Broad Street Bully: Flyers fans take to the Art Museum steps, Rocky-style
PRONGERED-UP for payback tonight at the Wachovia Center, Bully devotes today's column to keep-the-faith diehards like these: JUST LIKE ROCKY: You know it's underdog do-or-die time when Flyers fans run the Art Museum steps, as they did yesterday.
PRONGERED-UP for payback tonight at the Wachovia Center, Bully devotes today's column to keep-the-faith diehards like these:
JUST LIKE ROCKY: You know it's underdog do-or-die time when Flyers fans run the Art Museum steps, as they did yesterday.
John "Gumbo" Guminski of Plymouth Meeting struggled to put an XL orange Flyers T-shirt on Shane, his 2-year-old Lab.
"We just came from a long run in the dog park," Guminski said, as the pooped pooch stretched out at the foot of the steps and yawned. "C'mon, big guy," Guminski pleaded, but Shane's eyes were closing.
Guminski said that in 1974, despite the threat of suspension, he and his La Salle College High School classmates - including Pat McLoone [now Daily News managing editor] - cut school to see the first Stanley Cup Championship parade in Flyers' history.
The Flyers had beaten the heavily favored Boston Bruins and superstar Bobby Orr.
Guminski said, "We were walking north on Broad Street from South Philly when, somewhere around Broad and Snyder, we saw a guy walking south, butt naked, beer in hand, screaming, '1,2,3,4! Who the [bleep] is Bobby Orr?' I'll never forget it."
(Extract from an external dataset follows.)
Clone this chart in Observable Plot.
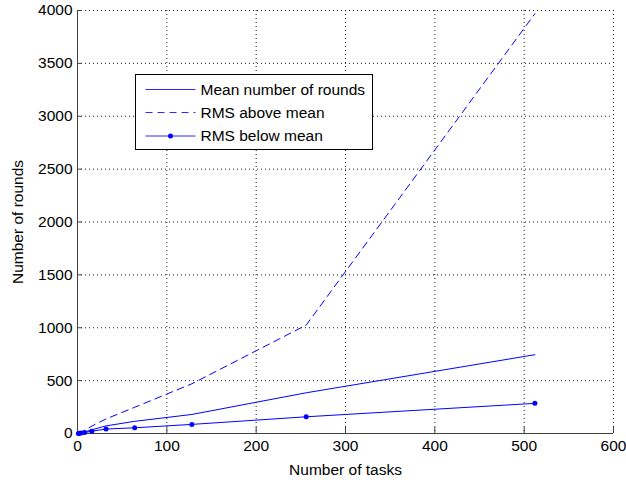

Shane suddenly roused himself and started up the steps with Guminski, but soon slipped his collar and returned to his resting spot.
Second-graders from the Dorothy L. Bullock School in Glassboro, N.J., including Jade Wesley, 7, also were running the steps.
"We're originally from New York," said her mom, Tracy, "but we've lived in South Jersey for five years and we're with the Flyers all the way home, baby!"
Jeweleigh Palitti, whose daughter Alexis, 8, ran the steps, said her husband, Johnny, is such a fanatic that, "when we were on vacation in Jamaica, he still managed to see his Flyers games.
"Two years ago, he got so excited when the Flyers scored at the Wachovia Center, he jumped up and pulled his sciatica. We went to the hospital after the game because he wouldn't leave during it, despite the pain."
Margaret DiPatri, whose daughter Morgan, 8, ran the steps, said her husband, Dan, "never misses a Flyers game, never, never. I mean never."
RALLY-TOWEL DRESS: Kelly Simmons, 20, of Douglassville, Berks County, wore a dress made out of Flyers rally towels to see her team win Game 3 at the Wachovia Center, while her friend Scott Pringle, 26, carried a Stanley Cup that he built out of hockey sticks. They hope to channel the same Cup Karma tonight.
CUP ON THE BRAIN: Mike Braz, 45, of South Philly, a Flyers lifer since he went to both championship parades as a kid in '74 and '75, will wear his orange Flyers helmet with a mini Stanley Cup on top tonight, hoping to get closer to his third parade.
"I live in Packer Park, five minutes from Broad Street," he said hopefully.